Data Engineering & Modeling
ETL pipelines, data modeling, and cloud data infrastructure at scale.
My Approach
Good ML starts with good data infrastructure. I have built ETL pipelines, data models, and cloud architectures from scratch at companies where the data foundation did not exist yet. The goal is always the same: make data reliable, accessible, and ready for downstream ML work.

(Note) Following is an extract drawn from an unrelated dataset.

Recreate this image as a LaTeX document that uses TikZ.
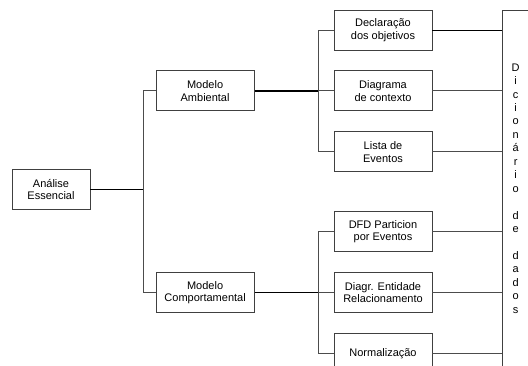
\documentclass[tikz,border=0pt]{standalone}
\usepackage{fontspec}
\setmainfont{Liberation Sans}
\usepackage{tikz}
\usetikzlibrary{positioning}

\begin{document}
\begin{tikzpicture}[
    x=1pt, y=-1pt,
    process/.style={rectangle, draw=black!75, line width=0.9pt, minimum height=40pt, minimum width=98pt, align=center, fill=white, inner sep=1pt},
    stem/.style={line width=1.3pt, black},
    link/.style={line width=0.9pt, black!70},
    dict/.style={rectangle, draw=black!75, line width=0.9pt, minimum width=27.4pt, minimum height=357pt, align=center, font=\fontsize{11}{13.45}\selectfont},
    node distance=20pt,
    every node/.append style={font=\fontsize{11}{12.65}\selectfont}
]
    \clip (0,0) rectangle (528,365);
    % Processes
    \node[process, minimum width=78pt] (analise) at (51,189.5) {Análise\\Essencial};
    \node[process] (decl) at (383,30) {Declaração\\dos objetivos};
    \node[process, below=of decl] (diag) {Diagrama\\de contexto};
    \node[process, below=of diag] (lista) {Lista de\\Eventos};
    \node[process, below=39pt of lista] (dfd) {DFD Particion\\por Eventos};
    \node[process, below=of dfd] (der) {Diagr. Entidade\\Relacionamento};
    \node[process, below=of der] (norm) {Normalização};
    \node[process, left=79pt of diag] (amb) {Modelo\\Ambiental};
    \node[process, left=79pt of der] (comp) {Modelo\\Comportamental};
    \node[dict] (dic) at (515.7,188.5) {D\\i\\c\\i\\o\\n\\á\\r\\i\\o\\[13.45pt]d\\e\\[13.45pt]d\\a\\d\\o\\s};

    % Flow
    \draw[stem] (analise.east) -- ++(53,0) coordinate (ae);
    \draw[link] (ae) |- (amb.west);
    \draw[link] (ae) |- (comp.west);
    \draw[stem] (amb.east) -- ++(64,0) coordinate (am);
    \draw[link] (am) |- (decl.west);
    \draw[link] (am) -- (diag.west);
    \draw[link] (am) |- (lista.west);
    \draw[stem] (comp.east) -- ++(64,0) coordinate (co);
    \draw[link] (co) |- (dfd.west);
    \draw[link] (co) -- (der.west);
    \draw[link] (co) |- (norm.west);

    % Dictionary
    \draw[stem, line width=0.9pt] (decl.east) -- (decl.east -| dic.west);
    \draw[link] (diag.east) -- (diag.east -| dic.west);
    \draw[link] (lista.east) -- (lista.east -| dic.west);
    \draw[link] (dfd.east) -- (dfd.east -| dic.west);
    \draw[link] (der.east) -- (der.east -| dic.west);
    \draw[link] (norm.east) -- (norm.east -| dic.west);
\end{tikzpicture}
\end{document}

What This Looks Like in Practice
Cloud Data Architecture
At Wavo, I designed the early cloud architecture for the Music Intelligence Platform, building ETL pipelines in Spark and AWS (S3, EMR, RDS, Glue, Athena) from the ground up.
Legacy System Migration
At Rio Tinto, I developed Spark ETL pipelines to ingest data from legacy systems into AWS, making decades of industrial data available for modern analytics. I also designed a shared data science Python library for the global analytics team.
Platform Evaluation
At Rio Tinto, I led an internal project to review and evaluate commercial Data Science platforms, helping the organization choose the right tools for their scale and needs.
Where I've Done This
Wavo.me
Oct 2018 - Jun 2019
Designed and implemented ETL pipelines in Spark and AWS (S3, EMR, RDS, Glue, Athena) for the Music Intelligence Platform.
Rio Tinto
Jun 2019 - Dec 2020
Developed Spark ETL pipelines to ingest data from legacy systems into AWS. Designed a shared data science Python library for the global analytics team.